I haven't worked with Khaled for a while. He's in fine form, still struggling a little but well on his way to being a full RP again. Today is all IDD work, and it should give him a decent workout.
The first sol's nothing: just pick the APXS up and put it down about 1cm away. It's the second sol that causes all the trouble.
We've got three IDD targets to choose from, spread across the face of the ridge that forms part of the Troll feature. Target 1, off to the right, is the science team's preferred target, and we can reach it pretty well, though we have to disable the wheel-volume collision checks to do it. Target 2, off to the left, is at the very limit of reachability, and is in fact unreachable by the APXS. Target 3, in the middle, is easy to reach but least interesting to the scientists. So we go with Target 1.
Only we discover, partway through sequencing, something we really should have noticed at the outset. There's a projecting knob of rock to the right of Target 1, so when we put the MB on that target, the APXS nearly collides with the knob. Bloody hell. Target 3, here we come.
With that under control, I go up to the Land of Opportunity to help resolve a question raised by one of the mission managers, Rich Morris. The planned Opportunity drive uses a waydisc that's mostly inside of Victoria -- in particular, the center of the waydisc, the waypoint, is inside Victoria. Now, the rover is aimed straight at the waydisc, and it'll stop when it reaches the waydisc's edge, which happens well before it enters Victoria. But theoretically, the rover's mobility code could decide to wander far off to the side, head into Victoria, and enter the waydisc from the side.
Now, we have various guards against that happening. They've already given the rover so-called keepout zones, which are like stringing up "Police Line -- Do Not Cross" tape around the terrain. If the rover crosses the line, it'll stop, and there's no way for it to get into Victoria without crossing one of these lines. In addition, there's a set of reactive checks, where the rover will look at its tilt and suspension and freak out if it appears to be going over a cliff. And, of course, there's our years of experience driving the vehicle, which tell us that it'll do the nominal thing.
But ... a while back, as a defensive measure, I wrote up "Rules of the Rim," which are similar to the "Rules of the Road" in which we documented our best practices for driving through the etched terrain. These rules are meant to document our best practices for driving around Victoria, and one of them says not to sequence drives such that the drive could nominally go into the crater. Rich's question is, does today's planned drive violate that rule?
It's a tough call. Realistically, the answer is no. But technically, we're violating both the letter and the spirit of the rule. And, grimly, because I know this means more work for the RPs on shift -- and, in the real world, pointless work -- I have to tell the truth. Yeah, it's against the rules. And moreover, it's against the rules for a good reason. We really shouldn't do this.

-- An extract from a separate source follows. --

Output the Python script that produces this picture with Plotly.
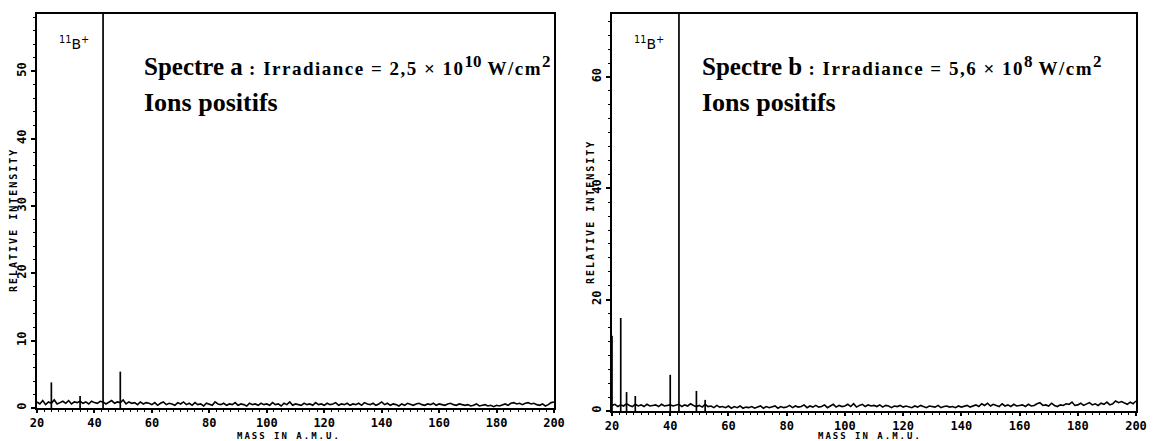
import plotly.graph_objects as go

W, H = 1157, 441

# ---------------- data ----------------
mass_start = 20
noise_a = [0.9,0.6,1.1,0.5,0.9,0.7,1.2,0.6,0.8,1.0,
           0.7,1.1,0.6,0.9,0.8,1.0,0.7,0.9,0.6,1.0,
           0.8,0.7,1.0,0.9,0.6,0.8,1.1,0.7,0.9,0.8,
           1.2,0.6,0.9,0.7,0.8,0.5,0.9,0.6,0.8,0.7,
           0.5,0.8,0.4,0.7,0.9,0.5,0.7,0.6,0.4,0.8,
           0.6,0.9,0.5,0.7,0.4,0.8,0.5,0.6,0.3,0.7,
           0.5,0.4,0.9,0.6,0.5,0.7,0.4,0.6,0.5,0.8,
           0.4,0.6,0.5,0.3,0.7,0.5,0.6,0.4,0.7,0.5,
           0.6,0.4,0.8,0.5,0.6,0.3,0.7,0.5,0.9,0.4,
           0.6,0.5,0.4,0.7,0.5,0.6,0.4,0.8,0.5,0.6,
           0.4,0.7,0.5,0.6,0.8,0.4,0.6,0.5,0.7,0.4,
           0.6,0.5,0.7,0.4,0.8,0.6,0.5,0.7,0.4,0.6,
           0.9,0.5,0.7,0.4,0.6,0.5,0.3,0.6,0.4,0.7,
           0.5,0.4,0.6,0.7,0.5,0.4,0.6,0.5,0.7,0.4,
           0.6,0.5,0.4,0.6,0.7,0.5,0.4,0.6,0.5,0.4,
           0.5,0.3,0.4,0.6,0.3,0.4,0.5,0.3,0.4,0.2,
           0.4,0.3,0.5,0.6,0.4,0.7,0.8,0.6,0.7,0.5,
           0.7,0.8,0.6,0.7,0.5,0.4,0.6,0.3,0.5,0.8,
           0.9]
noise_b = [1.0,1.2,0.8,1.1,0.9,1.3,1.0,0.8,1.2,0.9,
           1.1,0.8,1.2,0.9,1.0,1.1,0.8,1.2,0.9,1.0,
           1.1,0.9,1.0,1.2,0.8,1.1,0.9,1.3,1.0,0.8,
           1.0,0.7,1.2,0.8,0.9,0.6,1.0,0.7,0.8,0.6,
           0.9,0.5,0.8,0.6,0.9,0.5,0.7,0.6,0.8,0.5,
           0.7,0.9,0.5,0.8,0.6,0.7,0.9,0.5,0.8,0.6,
           0.7,1.0,0.6,0.9,0.7,0.8,1.1,0.6,0.9,0.7,
           1.0,0.7,0.8,1.1,0.6,0.9,1.2,0.7,1.0,0.8,
           0.9,1.2,0.8,1.3,0.7,1.0,1.2,0.8,1.1,0.9,
           1.0,0.8,1.1,0.7,1.0,0.9,0.6,0.9,0.8,1.0,
           0.7,0.9,0.8,0.6,0.9,0.7,1.0,0.8,0.6,0.9,
           0.8,0.7,1.0,0.6,0.8,0.9,0.7,0.8,0.6,0.9,
           0.7,0.8,1.0,0.7,0.9,1.1,0.8,1.3,1.0,1.4,
           0.9,1.2,1.0,0.8,1.3,0.9,1.1,0.8,1.2,0.9,
           1.0,1.1,0.8,1.2,0.9,1.0,1.3,1.5,1.0,1.1,
           0.9,1.4,1.0,0.8,1.1,1.0,1.3,1.2,1.6,1.0,
           1.1,1.4,1.0,1.2,1.5,1.1,1.3,1.0,1.4,1.2,
           1.6,1.1,1.3,1.8,1.5,1.7,1.4,1.2,1.6,1.3,
           1.8]
masses = list(range(mass_start, mass_start + len(noise_a)))

peak_mass_a = [25, 35, 43, 49]
peak_int_a = [3.8, 1.8, 100, 5.4]
peak_mass_b = [20, 23, 25, 28, 40, 43, 49, 52]
peak_int_b = [13.5, 16.7, 3.4, 2.7, 6.5, 100, 3.6, 2.0]

x_ticks = [20, 40, 60, 80, 100, 120, 140, 160, 180, 200]
y_ticks_a = [0, 10, 20, 30, 40, 50]
y_ticks_b = [0, 20, 40, 60]

SUP = "<sup><span style='font-size:17px'>{}</span></sup>"
SMALL = "<span style='letter-spacing:1.5px'>{}</span>"
titles = ["<b><span style='font-size:25px'>Spectre a</span>"
          + SMALL.format(" : Irradiance = 2,5 × 10") + SUP.format("10")
          + SMALL.format(" W/cm") + SUP.format("2") + "</b>",
          "<b><span style='font-size:25px'>Spectre b</span>"
          + SMALL.format(" : Irradiance = 5,6 × 10") + SUP.format("8")
          + SMALL.format(" W/cm") + SUP.format("2") + "</b>"]
subtitle = "<b>Ions positifs</b>"
ion_label = "<sup>11</sup>B<sup>+</sup>"
x_title = "<span style='letter-spacing:2px'>MASS IN A.M.U.</span>"
y_title = "<span style='letter-spacing:2px'>RELATIVE INTENSITY</span>"


def spikes(ms, hs):
    xs, ys = [], []
    for m, h in zip(ms, hs):
        xs += [m, m, None]
        ys += [0, h, None]
    return xs, ys


fig = go.Figure()
for i, (noise, pm, ph) in enumerate([(noise_a, peak_mass_a, peak_int_a),
                                     (noise_b, peak_mass_b, peak_int_b)]):
    xa = "x" if i == 0 else "x2"
    ya = "y" if i == 0 else "y2"
    fig.add_trace(go.Scatter(x=masses, y=noise, mode="lines",
                             line=dict(color="black", width=1.6),
                             xaxis=xa, yaxis=ya, showlegend=False))
    sx, sy = spikes(pm, ph)
    fig.add_trace(go.Scatter(x=sx, y=sy, mode="lines",
                             line=dict(color="black", width=1.7),
                             xaxis=xa, yaxis=ya, showlegend=False))

tickfont = dict(family="DejaVu Sans Mono", size=12, color="black", weight="bold")
common_x = dict(range=[20, 200], tickvals=x_ticks, ticks="outside", ticklen=3,
                tickwidth=1.5, tickcolor="black", showline=True, linecolor="black",
                linewidth=1.5, mirror=True, showgrid=False, zeroline=False,
                tickfont=tickfont, automargin=False,
                minor=dict(dtick=2.5, ticks="outside", ticklen=2, tickcolor="black",
                           tickwidth=1, showgrid=False))
common_y = dict(ticks="outside", ticklen=4, tickwidth=1.5, tickcolor="black",
                showline=True, linecolor="black", linewidth=1.5, mirror=True,
                showgrid=False, zeroline=False, tickangle=-90, tickfont=tickfont,
                automargin=False)

fig.update_layout(
    width=W, height=H, margin=dict(l=0, r=0, t=0, b=0, autoexpand=False),
    paper_bgcolor="white", plot_bgcolor="white",
    xaxis=dict(domain=[37 / W, 554 / W], anchor="y", **common_x),
    yaxis=dict(domain=[1 - 408 / H, 1 - 14 / H], anchor="x", range=[0, 58.5],
               tickvals=y_ticks_a,
               minor=dict(dtick=2, ticks="outside", ticklen=2, tickcolor="black",
                          tickwidth=1, showgrid=False),
               **common_y),
    xaxis2=dict(domain=[612 / W, 1136 / W], anchor="y2", **common_x),
    yaxis2=dict(domain=[1 - 411 / H, 1 - 14 / H], anchor="x2", range=[0, 71.3],
                tickvals=y_ticks_b,
                minor=dict(dtick=2.5, ticks="outside", ticklen=2, tickcolor="black",
                           tickwidth=1, showgrid=False),
                **common_y),
)

serif = dict(family="Liberation Serif", size=19, color="black")
ann = []
panels = [(142, 289, 13, 220, 74), (700, 870, 591, 212, 649)]
for idx, (tx, sx, yx, yy, ionx) in enumerate(panels):
    ann.append(dict(x=tx / W, y=1 - 66 / H, xref="paper", yref="paper",
                    text=titles[idx], showarrow=False, xanchor="left",
                    yanchor="middle", font=serif))
    ann.append(dict(x=tx / W, y=1 - 103 / H, xref="paper", yref="paper",
                    text=subtitle, showarrow=False, xanchor="left",
                    yanchor="middle",
                    font=dict(family="Liberation Serif", size=26, color="black")))
    ann.append(dict(x=ionx / W, y=1 - 43 / H, xref="paper", yref="paper",
                    text=ion_label, showarrow=False, xanchor="center",
                    yanchor="middle",
                    font=dict(family="DejaVu Sans", size=14, color="black")))
    ann.append(dict(x=sx / W, y=1 - 436 / H, xref="paper", yref="paper",
                    text=x_title, showarrow=False, xanchor="center",
                    yanchor="middle",
                    font=dict(family="DejaVu Sans Mono", size=9, color="black",
                              weight="bold")))
    ann.append(dict(x=yx / W, y=1 - yy / H, xref="paper", yref="paper",
                    text=y_title, showarrow=False, textangle=-90,
                    xanchor="center", yanchor="middle",
                    font=dict(family="DejaVu Sans Mono", size=10, color="black",
                              weight="bold")))
fig.update_layout(annotations=ann)

fig.write_html("out.html", config={"displayModeBar": False},
               post_script="document.body.style.margin='0';document.body.style.padding='0';")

Happily, Paolo Bellutta, one of the RPs on shift, comes up with an elegant fix. There's a knob you can twiddle to tell the rover that it's only allowed to drive so far toward a waypoint. This means we can turn the normal, unbounded-distance command into a command whose nominal behavior constrains the rover to a circle around its starting point. By correctly choosing this setting, we can be that much more sure the rover won't enter the crater; it puts us within the letter and spirit of the rules, and it's a low-effort change. Paolo's brilliant, and everyone's happy.
So I'm back downstairs, back to my own rover. And just in time to hear John Callas point out something I hadn't noticed, and I used to keep fairly close track of this. Today we're doing a three-sol plan, for sols 1079 through 1081. Sol 1080 will be 12 times our prime mission of 90 sols.
Every month a year long, if you see what I mean. And we just keep going.